If I am reading an original fantasy story about red dragons, a criticism that everyone knows that dragons are green, not red, would not be well received. And rightly so. It is ridiculous to expect an author to write about green dragons simply because I--a stranger she has never met before--like green dragons better than red. Likewise, the vast majority of "canon" criticism that I see made against stories has nothing to do with canon but with personal interpretation. Like saying, "You wrote Celegorm as black-haired and that's against canon." Well ... no it's not. It depends on how that particular author considers different sources--and different pieces of information within those sources--as canon. But you don't see many reviewers of fan fiction stories asking authors why they made a particular choice or how they define canon. No, you see them presenting canon as a single right-or-wrong interpretation and expecting authors to write to that interpretation. And like expecting all authors to write about green dragons simply because I like green dragons, this is an absurd expectation and, therefore, not a legitimate criticism.

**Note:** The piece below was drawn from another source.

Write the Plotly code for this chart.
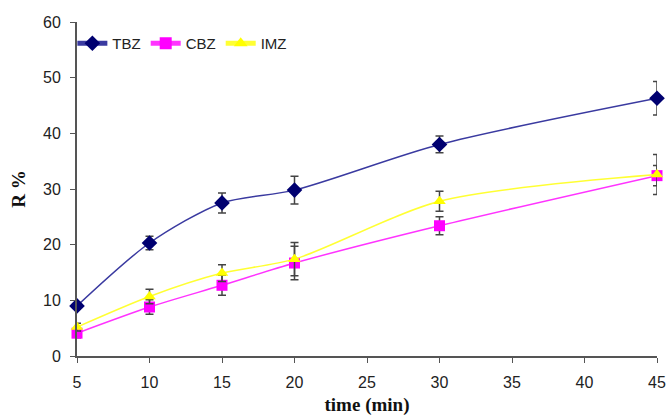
import plotly.graph_objects as go

time_min = [5, 10, 15, 20, 30, 45]
tbz = [9.0, 20.3, 27.5, 29.8, 38.0, 46.3]
tbz_err = [0.6, 1.2, 1.8, 2.5, 1.5, 3.0]
cbz = [4.1, 8.8, 12.7, 16.7, 23.4, 32.4]
cbz_err = [0.8, 1.3, 1.8, 3.0, 1.6, 1.8]
imz = [5.2, 10.7, 14.9, 17.4, 27.8, 32.6]
imz_err = [0.7, 1.3, 1.5, 3.0, 1.8, 3.6]

x_ticks = [5, 10, 15, 20, 25, 30, 35, 40, 45]
y_ticks = [0, 10, 20, 30, 40, 50, 60]

fig = go.Figure()

def add(name, y, err, line_color, marker_color, symbol, size):
    fig.add_trace(go.Scatter(
        x=time_min, y=y, name=name, mode="lines+markers",
        line=dict(color=line_color, width=1.5, shape="spline", smoothing=0.8),
        marker=dict(color=marker_color, symbol=symbol, size=size),
        error_y=dict(type="data", array=err, visible=True, color="#444444",
                     thickness=1.5, width=4),
        cliponaxis=False,
    ))

add("TBZ", tbz, tbz_err, "#3a3aa0", "#000070", "diamond", 12)
add("CBZ", cbz, cbz_err, "#ff33ff", "#ff00ff", "square", 11)
add("IMZ", imz, imz_err, "#ffff33", "#ffff00", "triangle-up", 11)

serif = "Liberation Serif, Times New Roman, serif"
fig.update_layout(
    width=670, height=416,
    margin=dict(l=77, r=13, t=22, b=60, autoexpand=False),
    paper_bgcolor="white", plot_bgcolor="white",
    font=dict(family="Liberation Sans, Arial, sans-serif", size=16, color="#222222"),
    showlegend=True,
    legend=dict(orientation="h", x=-0.008, y=0.985, xanchor="left", yanchor="top",
                bgcolor="rgba(0,0,0,0)", font=dict(size=15, color="#222222"),
                itemwidth=30, tracegroupgap=0, itemsizing="constant"),
    xaxis=dict(range=[5, 45], tickvals=x_ticks, showgrid=False, zeroline=False,
               showline=True, linecolor="#555555", linewidth=2,
               ticks="outside", ticklen=5, tickcolor="#555555",
               ticklabelstandoff=6, automargin=False,
               title=dict(text="<b>time (min)</b>",
                          font=dict(family=serif, size=19, color="#111111"),
                          standoff=10)),
    yaxis=dict(range=[0, 60], tickvals=y_ticks, showgrid=False, zeroline=False,
               showline=True, linecolor="#555555", linewidth=2,
               ticks="outside", ticklen=5, tickcolor="#555555",
               ticklabelstandoff=6, automargin=False,
               title=dict(text="<b>R %</b>",
                          font=dict(family=serif, size=19, color="#111111"),
                          standoff=12)),
)

fig.write_html("out.html")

Now, I'll agree that there are instances where something is clearly outside of canon. If I write Feanor as a blond, I think that's a mistake. Nonetheless, the way that canon mistakes are approached in this community is sometimes baffling. It is very rare when I get a canon criticism on one of my stories that comes with a quote or a source to back up the reviewer's point. The reviewer clearly believes that I am not aware of that particular detail ... yet she doesn't see the need to provide that detail for me? How else am I to learn? And am I to believe that she really has my "education" in mind when she makes such criticisms, or is she simply attempting to create an aura of superiority because she knows more about canon than I do?
Why do we tolerate this sort of absurdity? No, I'm not talking about hunting down and flogging ridiculous canatics, but a good number of reasonable fans see nothing wrong with someone snarking about canon without first establishing if we even define that canon in the same way. Most of the gripes that I've heard from authors about the old HASA review system, for example, pertained to reviewers rejecting stories because they didn't like the way that the author interpreted the canon. And I've gotten criticisms from well-meaning reviewers who did not intend to be offensive, certainly, but still addressed points as "canon" that were in fact interpretation. Not to start a discussion, mind you, but to have me change my view to match theirs. How can we expect this?
And so, on my "bad days" when I doubt my place as an author in this fandom, I wonder if my expectations as a reader and an author are simply mismatched to the majority of people in this community.
I realize that this is largely fruitless griping. But really, I find this rather interesting that so many fans and readers possess such unreasonable expectations of the stories that are usually written with the same goal in mind as any other story: to entertain. But we are not entertained: We are too busy worrying about Celegorm's hair color to even notice the story, which might otherwise delight and inspire us.